Python obfuscation

petantik petantik.fool at gmail.com
Thu Nov 10 11:23:07 EST 2005


Alex Martelli wrote:
> Anand S Bisen <vmlinuz at abisen.com> wrote:
>
> > I dont know much !! But if somebody asks me this question my answer
> > would be to convert some of the meat inside my programs to C/C++ and
> > then provide the interface to those novel ideas to Python using swig.
> > And for another level of protection maybe use these offuscator on the
> > remaining Python source.
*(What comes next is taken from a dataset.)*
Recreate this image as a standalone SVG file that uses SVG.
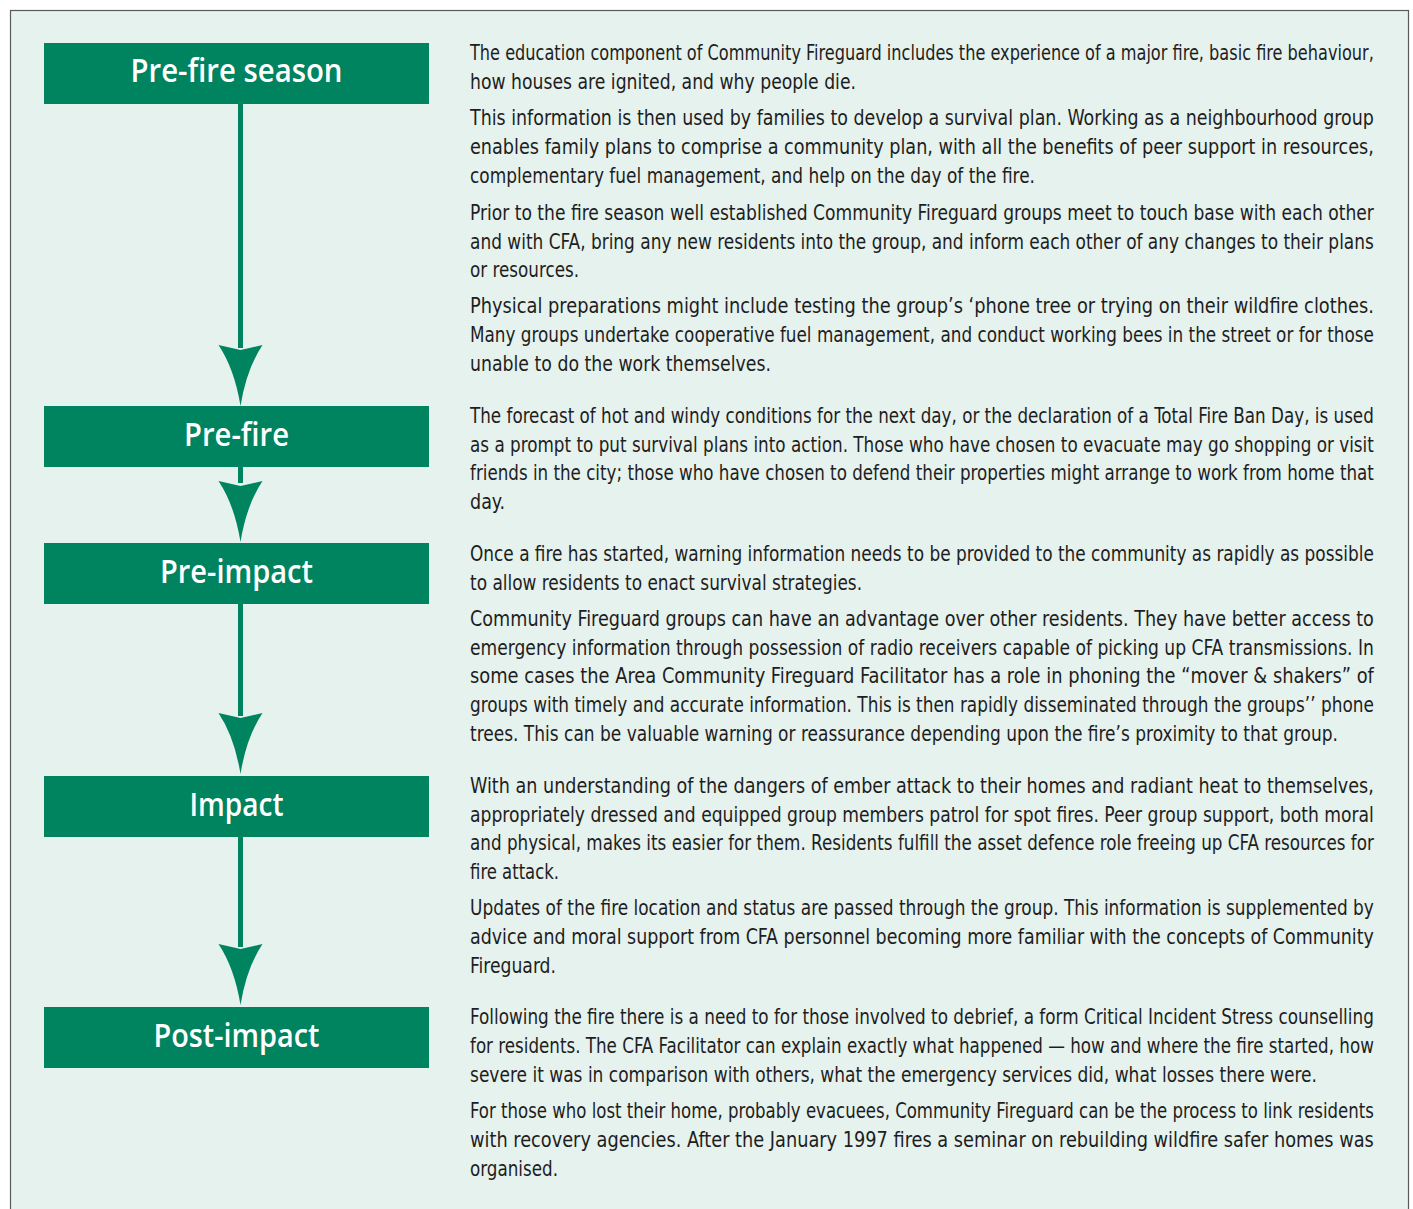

What do you think ?
>
> I think that's feeble protection.  If you have valuable code, and
> distribute it, people WILL crack it -- just check the warez sites for
> experimental proof... EVERYTHING that people are really interested in
> DOES get cracked, no matter what tricky machine-code the "protections"
> are coded in.
>
> There's ONE way to have uncrackable code -- don't distribute it, but
> rather put it up on the net on a well-secured machine under your
> control, available as (say) a webservice (subscription-only, pay per
> use, or whatever business model you want).  You can distribute all the
> parts of your app that aren't worth protecting as a "fat client" app (in
> Python or whatever) and keep those which ARE worth protecting on the
> server that YOU control (and make sure it's very, VERY safe, of course);
> and you may write the precious parts in Python, too, no problem.
>
> This is (a minor) one of the many reasons that make webservices the way
> of the future (hey, even *MSFT* noticed that recently, it seems...).
> There are many other advantages, especially if you keep the clients
> thin.  The only issue is, your apps will require network connectivity to
> execute... but these days, with airlines and train lines busy adding
> wi-fi, and towns busily blanketing themselves with free wi-fi, etc, etc,
> that's less and less likely to be a big problem...
>
>
> Alex

I think that is not workable because it is easy to say the the internet
is available everywhere.

It is not available in developing countries or in rural areas and so
these people who live/work there will never benefit from a webservice
type protection scheme, and what if the network in your area goes down?
bye bye app that I *really* need for tomorrow.  Reliability is
important but so is protecting your code in an effective manner

I do believe that you are right about those that crack software for
kicks or money.  If you look around at you local market place i'm sure
there are many 'discounted' commercial softwares/games sold.  of course
the big software companies might say 'trusted computing will save us'
but I for one will never truly trust it.

Perhaps a comprehensive protection for interpreted languages can never
be built because of their high level nature?